Overview of using Razor


Most system administrators prefer to use an automated installation method to install Linux on their machines. To satisfy this need different distributions of Linux have created a number of methods (kickstart, preseed etc). This offers the advantage of allowing a single file solution that contains logic ordered questions that are asked during a typical installation.

Razor is a next-generation hardware provisioning solution developed by Puppet Labs in collaboration with EMC. It is an advanced provisioning application which can deploy both physical and virtual instances. It’s designed to solve the problem of how to manage and deploy new systems. It does this by auditing hardware and following a set of user defined rules that determines how a system should be installed and get them to a state where configuration management workflows will take over.

Instances PXE-boot from a special Razor micro kernel image, then check in to a NoSQL backed database with inventory information then waits for further instructions. Razor will then consult user-created policy rules to choose a preconfigured model to apply to a new node. The node will then begin to follow the model’s directions, giving feedback to Razor as it completes various steps.

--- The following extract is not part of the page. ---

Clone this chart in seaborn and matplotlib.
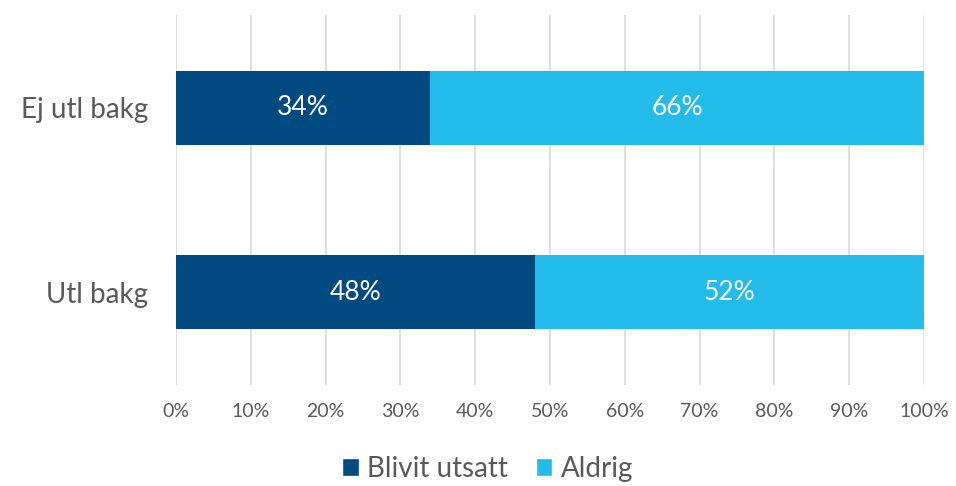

Models can include steps for hand-off to a central configuration management system or to any other system capable of controlling the node; such as vCenter server taking possession of ESXi systems.

Using Razor to configure Kickstart or preseed will allow administrators to easily match a profile of an instance against a set model that is able to trigger the installation of the version and type of operating system. It will also record the hardware configuration of the system and take care of all manual processes needed to create an instance.

For example, Razor produces a consistent base image with no administrator input to the install process. This ensures that the configuration management process is able to produce an image that is able to service the requirement and enables us to keep packages updated or pinned to a certain version as the project requires. One of the biggest risks associated with Razor, is that it is new to the market. There is therefore a possibility of a large amount of change to the base code or possibly support could even end. However, with backing from EMC and Puppetlabs, there is planned expansion to include more features and offer an improved functionality and usability in the coming years.

The most important part of provisioning is to produce a JeOS install of Linux that is able to be versioned and tracked over its lifetime. It is also important to produce consistent instances that can be successfully managed via configuration management with little to no administrator input. Razor allows the administrator to invest time at the start to create a framework that is able to produce customized and consistent instances. It also allows for this framework to be adopted at a later stage for the deployment of other supported operating systems and versions to both virtual and physical hardware.